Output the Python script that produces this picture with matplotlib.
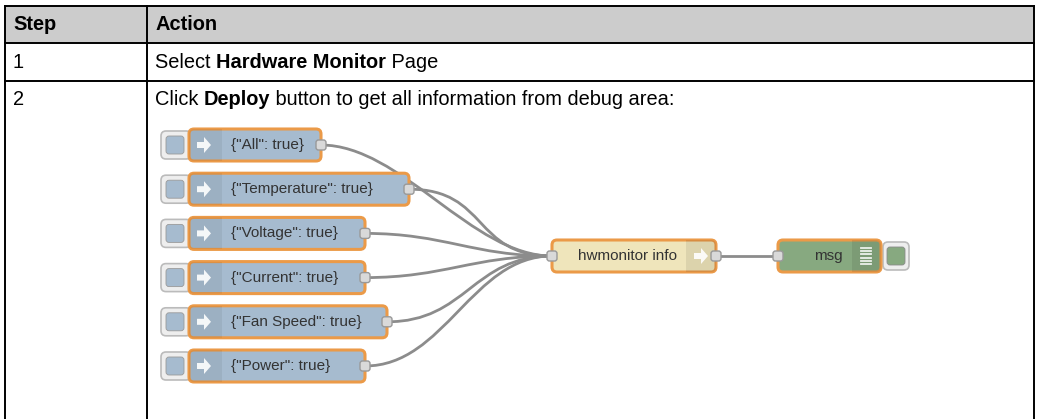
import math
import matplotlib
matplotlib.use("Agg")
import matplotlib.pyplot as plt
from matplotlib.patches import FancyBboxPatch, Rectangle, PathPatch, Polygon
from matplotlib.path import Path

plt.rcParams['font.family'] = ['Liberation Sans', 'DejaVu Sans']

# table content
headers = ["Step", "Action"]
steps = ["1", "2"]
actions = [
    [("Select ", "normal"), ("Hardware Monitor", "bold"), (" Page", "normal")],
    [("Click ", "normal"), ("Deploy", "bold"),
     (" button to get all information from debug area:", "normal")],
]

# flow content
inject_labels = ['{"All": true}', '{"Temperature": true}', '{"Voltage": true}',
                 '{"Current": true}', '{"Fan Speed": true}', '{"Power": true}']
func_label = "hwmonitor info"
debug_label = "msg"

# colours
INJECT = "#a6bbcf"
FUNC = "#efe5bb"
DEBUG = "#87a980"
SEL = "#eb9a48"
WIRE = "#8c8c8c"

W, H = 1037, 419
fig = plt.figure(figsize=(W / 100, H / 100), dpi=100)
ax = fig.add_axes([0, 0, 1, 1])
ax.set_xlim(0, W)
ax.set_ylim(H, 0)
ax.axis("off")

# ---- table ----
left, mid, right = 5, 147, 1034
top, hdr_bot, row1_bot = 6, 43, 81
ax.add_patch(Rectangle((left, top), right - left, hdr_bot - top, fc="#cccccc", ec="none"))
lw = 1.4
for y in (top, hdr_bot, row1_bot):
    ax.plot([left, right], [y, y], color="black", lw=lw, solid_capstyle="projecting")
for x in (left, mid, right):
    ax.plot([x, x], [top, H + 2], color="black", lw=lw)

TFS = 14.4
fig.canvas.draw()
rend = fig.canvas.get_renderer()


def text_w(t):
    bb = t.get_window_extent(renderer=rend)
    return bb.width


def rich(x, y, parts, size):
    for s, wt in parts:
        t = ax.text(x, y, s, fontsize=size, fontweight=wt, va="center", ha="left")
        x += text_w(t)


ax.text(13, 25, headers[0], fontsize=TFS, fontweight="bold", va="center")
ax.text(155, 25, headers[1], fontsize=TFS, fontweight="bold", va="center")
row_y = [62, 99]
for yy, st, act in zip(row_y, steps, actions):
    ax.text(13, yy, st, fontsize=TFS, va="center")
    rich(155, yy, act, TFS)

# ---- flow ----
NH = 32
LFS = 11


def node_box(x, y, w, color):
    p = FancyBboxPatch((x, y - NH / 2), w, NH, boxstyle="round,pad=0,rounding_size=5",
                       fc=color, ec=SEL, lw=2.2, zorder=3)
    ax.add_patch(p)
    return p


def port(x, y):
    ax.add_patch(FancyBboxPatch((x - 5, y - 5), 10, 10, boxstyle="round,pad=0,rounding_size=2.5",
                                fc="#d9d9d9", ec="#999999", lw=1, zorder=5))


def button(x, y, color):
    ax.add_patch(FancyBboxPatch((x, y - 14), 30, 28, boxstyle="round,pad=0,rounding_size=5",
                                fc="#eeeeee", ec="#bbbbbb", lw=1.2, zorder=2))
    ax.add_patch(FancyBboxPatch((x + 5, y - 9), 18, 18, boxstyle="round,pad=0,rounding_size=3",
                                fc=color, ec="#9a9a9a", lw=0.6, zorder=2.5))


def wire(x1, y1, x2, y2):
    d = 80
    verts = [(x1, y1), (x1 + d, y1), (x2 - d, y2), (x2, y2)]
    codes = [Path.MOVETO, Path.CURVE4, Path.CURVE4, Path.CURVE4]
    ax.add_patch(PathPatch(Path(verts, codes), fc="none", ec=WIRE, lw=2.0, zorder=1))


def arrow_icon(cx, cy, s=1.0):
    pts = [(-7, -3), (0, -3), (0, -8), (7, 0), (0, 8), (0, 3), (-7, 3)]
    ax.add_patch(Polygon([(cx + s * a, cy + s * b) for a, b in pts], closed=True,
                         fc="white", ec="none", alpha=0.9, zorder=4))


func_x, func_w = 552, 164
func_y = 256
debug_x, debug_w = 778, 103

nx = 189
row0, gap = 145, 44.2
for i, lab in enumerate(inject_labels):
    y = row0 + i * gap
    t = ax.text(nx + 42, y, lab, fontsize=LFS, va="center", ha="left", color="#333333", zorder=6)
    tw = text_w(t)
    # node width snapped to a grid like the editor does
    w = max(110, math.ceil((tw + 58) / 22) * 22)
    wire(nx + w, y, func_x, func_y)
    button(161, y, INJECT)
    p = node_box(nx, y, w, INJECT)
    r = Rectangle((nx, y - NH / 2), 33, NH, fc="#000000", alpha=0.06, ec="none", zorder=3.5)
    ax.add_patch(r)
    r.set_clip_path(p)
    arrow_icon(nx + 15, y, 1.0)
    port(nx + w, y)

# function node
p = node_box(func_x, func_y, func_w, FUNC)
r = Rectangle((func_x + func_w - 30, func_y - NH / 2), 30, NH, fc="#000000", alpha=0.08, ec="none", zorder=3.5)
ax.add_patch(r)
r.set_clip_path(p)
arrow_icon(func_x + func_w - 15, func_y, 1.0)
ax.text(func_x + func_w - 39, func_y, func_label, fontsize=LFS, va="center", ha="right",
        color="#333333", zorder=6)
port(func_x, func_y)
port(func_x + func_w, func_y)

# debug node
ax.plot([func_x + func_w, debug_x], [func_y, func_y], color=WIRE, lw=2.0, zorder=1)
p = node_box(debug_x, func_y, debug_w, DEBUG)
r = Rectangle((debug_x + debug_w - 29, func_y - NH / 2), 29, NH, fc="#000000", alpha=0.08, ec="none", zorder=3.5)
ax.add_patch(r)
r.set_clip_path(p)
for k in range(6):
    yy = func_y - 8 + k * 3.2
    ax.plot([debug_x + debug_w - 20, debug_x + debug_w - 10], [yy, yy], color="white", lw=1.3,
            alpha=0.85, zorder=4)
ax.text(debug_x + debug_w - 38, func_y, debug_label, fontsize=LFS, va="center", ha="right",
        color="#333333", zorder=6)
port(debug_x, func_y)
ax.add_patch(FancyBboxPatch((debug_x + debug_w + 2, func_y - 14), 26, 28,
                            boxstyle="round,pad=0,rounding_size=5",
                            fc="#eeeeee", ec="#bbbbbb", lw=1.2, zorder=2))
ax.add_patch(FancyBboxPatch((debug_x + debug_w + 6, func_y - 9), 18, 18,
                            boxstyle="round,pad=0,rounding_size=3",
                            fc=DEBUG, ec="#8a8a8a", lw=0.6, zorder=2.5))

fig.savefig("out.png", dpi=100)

☆ ☆ ☆ ☆ ☆ ☆ ☆

WHAT YOU NEED TO DO
Exclude the images and reproduce the remaining data exactly.

ANSWER TO THE EXERCISE
Output the Python script that produces this picture with matplotlib.
import math
import matplotlib
matplotlib.use("Agg")
import matplotlib.pyplot as plt
from matplotlib.patches import FancyBboxPatch, Rectangle, PathPatch, Polygon
from matplotlib.path import Path

plt.rcParams['font.family'] = ['Liberation Sans', 'DejaVu Sans']

# table content
headers = ["Step", "Action"]
steps = ["1", "2"]
actions = [
    [("Select ", "normal"), ("Hardware Monitor", "bold"), (" Page", "normal")],
    [("Click ", "normal"), ("Deploy", "bold"),
     (" button to get all information from debug area:", "normal")],
]

# flow content
inject_labels = ['{"All": true}', '{"Temperature": true}', '{"Voltage": true}',
                 '{"Current": true}', '{"Fan Speed": true}', '{"Power": true}']
func_label = "hwmonitor info"
debug_label = "msg"

# colours
INJECT = "#a6bbcf"
FUNC = "#efe5bb"
DEBUG = "#87a980"
SEL = "#eb9a48"
WIRE = "#8c8c8c"

W, H = 1037, 419
fig = plt.figure(figsize=(W / 100, H / 100), dpi=100)
ax = fig.add_axes([0, 0, 1, 1])
ax.set_xlim(0, W)
ax.set_ylim(H, 0)
ax.axis("off")

# ---- table ----
left, mid, right = 5, 147, 1034
top, hdr_bot, row1_bot = 6, 43, 81
ax.add_patch(Rectangle((left, top), right - left, hdr_bot - top, fc="#cccccc", ec="none"))
lw = 1.4
for y in (top, hdr_bot, row1_bot):
    ax.plot([left, right], [y, y], color="black", lw=lw, solid_capstyle="projecting")
for x in (left, mid, right):
    ax.plot([x, x], [top, H + 2], color="black", lw=lw)

TFS = 14.4
fig.canvas.draw()
rend = fig.canvas.get_renderer()


def text_w(t):
    bb = t.get_window_extent(renderer=rend)
    return bb.width


def rich(x, y, parts, size):
    for s, wt in parts:
        t = ax.text(x, y, s, fontsize=size, fontweight=wt, va="center", ha="left")
        x += text_w(t)


ax.text(13, 25, headers[0], fontsize=TFS, fontweight="bold", va="center")
ax.text(155, 25, headers[1], fontsize=TFS, fontweight="bold", va="center")
row_y = [62, 99]
for yy, st, act in zip(row_y, steps, actions):
    ax.text(13, yy, st, fontsize=TFS, va="center")
    rich(155, yy, act, TFS)

# ---- flow ----
NH = 32
LFS = 11


def node_box(x, y, w, color):
    p = FancyBboxPatch((x, y - NH / 2), w, NH, boxstyle="round,pad=0,rounding_size=5",
                       fc=color, ec=SEL, lw=2.2, zorder=3)
    ax.add_patch(p)
    return p


def port(x, y):
    ax.add_patch(FancyBboxPatch((x - 5, y - 5), 10, 10, boxstyle="round,pad=0,rounding_size=2.5",
                                fc="#d9d9d9", ec="#999999", lw=1, zorder=5))


def button(x, y, color):
    ax.add_patch(FancyBboxPatch((x, y - 14), 30, 28, boxstyle="round,pad=0,rounding_size=5",
                                fc="#eeeeee", ec="#bbbbbb", lw=1.2, zorder=2))
    ax.add_patch(FancyBboxPatch((x + 5, y - 9), 18, 18, boxstyle="round,pad=0,rounding_size=3",
                                fc=color, ec="#9a9a9a", lw=0.6, zorder=2.5))


def wire(x1, y1, x2, y2):
    d = 80
    verts = [(x1, y1), (x1 + d, y1), (x2 - d, y2), (x2, y2)]
    codes = [Path.MOVETO, Path.CURVE4, Path.CURVE4, Path.CURVE4]
    ax.add_patch(PathPatch(Path(verts, codes), fc="none", ec=WIRE, lw=2.0, zorder=1))


def arrow_icon(cx, cy, s=1.0):
    pts = [(-7, -3), (0, -3), (0, -8), (7, 0), (0, 8), (0, 3), (-7, 3)]
    ax.add_patch(Polygon([(cx + s * a, cy + s * b) for a, b in pts], closed=True,
                         fc="white", ec="none", alpha=0.9, zorder=4))


func_x, func_w = 552, 164
func_y = 256
debug_x, debug_w = 778, 103

nx = 189
row0, gap = 145, 44.2
for i, lab in enumerate(inject_labels):
    y = row0 + i * gap
    t = ax.text(nx + 42, y, lab, fontsize=LFS, va="center", ha="left", color="#333333", zorder=6)
    tw = text_w(t)
    # node width snapped to a grid like the editor does
    w = max(110, math.ceil((tw + 58) / 22) * 22)
    wire(nx + w, y, func_x, func_y)
    button(161, y, INJECT)
    p = node_box(nx, y, w, INJECT)
    r = Rectangle((nx, y - NH / 2), 33, NH, fc="#000000", alpha=0.06, ec="none", zorder=3.5)
    ax.add_patch(r)
    r.set_clip_path(p)
    arrow_icon(nx + 15, y, 1.0)
    port(nx + w, y)

# function node
p = node_box(func_x, func_y, func_w, FUNC)
r = Rectangle((func_x + func_w - 30, func_y - NH / 2), 30, NH, fc="#000000", alpha=0.08, ec="none", zorder=3.5)
ax.add_patch(r)
r.set_clip_path(p)
arrow_icon(func_x + func_w - 15, func_y, 1.0)
ax.text(func_x + func_w - 39, func_y, func_label, fontsize=LFS, va="center", ha="right",
        color="#333333", zorder=6)
port(func_x, func_y)
port(func_x + func_w, func_y)

# debug node
ax.plot([func_x + func_w, debug_x], [func_y, func_y], color=WIRE, lw=2.0, zorder=1)
p = node_box(debug_x, func_y, debug_w, DEBUG)
r = Rectangle((debug_x + debug_w - 29, func_y - NH / 2), 29, NH, fc="#000000", alpha=0.08, ec="none", zorder=3.5)
ax.add_patch(r)
r.set_clip_path(p)
for k in range(6):
    yy = func_y - 8 + k * 3.2
    ax.plot([debug_x + debug_w - 20, debug_x + debug_w - 10], [yy, yy], color="white", lw=1.3,
            alpha=0.85, zorder=4)
ax.text(debug_x + debug_w - 38, func_y, debug_label, fontsize=LFS, va="center", ha="right",
        color="#333333", zorder=6)
port(debug_x, func_y)
ax.add_patch(FancyBboxPatch((debug_x + debug_w + 2, func_y - 14), 26, 28,
                            boxstyle="round,pad=0,rounding_size=5",
                            fc="#eeeeee", ec="#bbbbbb", lw=1.2, zorder=2))
ax.add_patch(FancyBboxPatch((debug_x + debug_w + 6, func_y - 9), 18, 18,
                            boxstyle="round,pad=0,rounding_size=3",
                            fc=DEBUG, ec="#8a8a8a", lw=0.6, zorder=2.5))

fig.savefig("out.png", dpi=100)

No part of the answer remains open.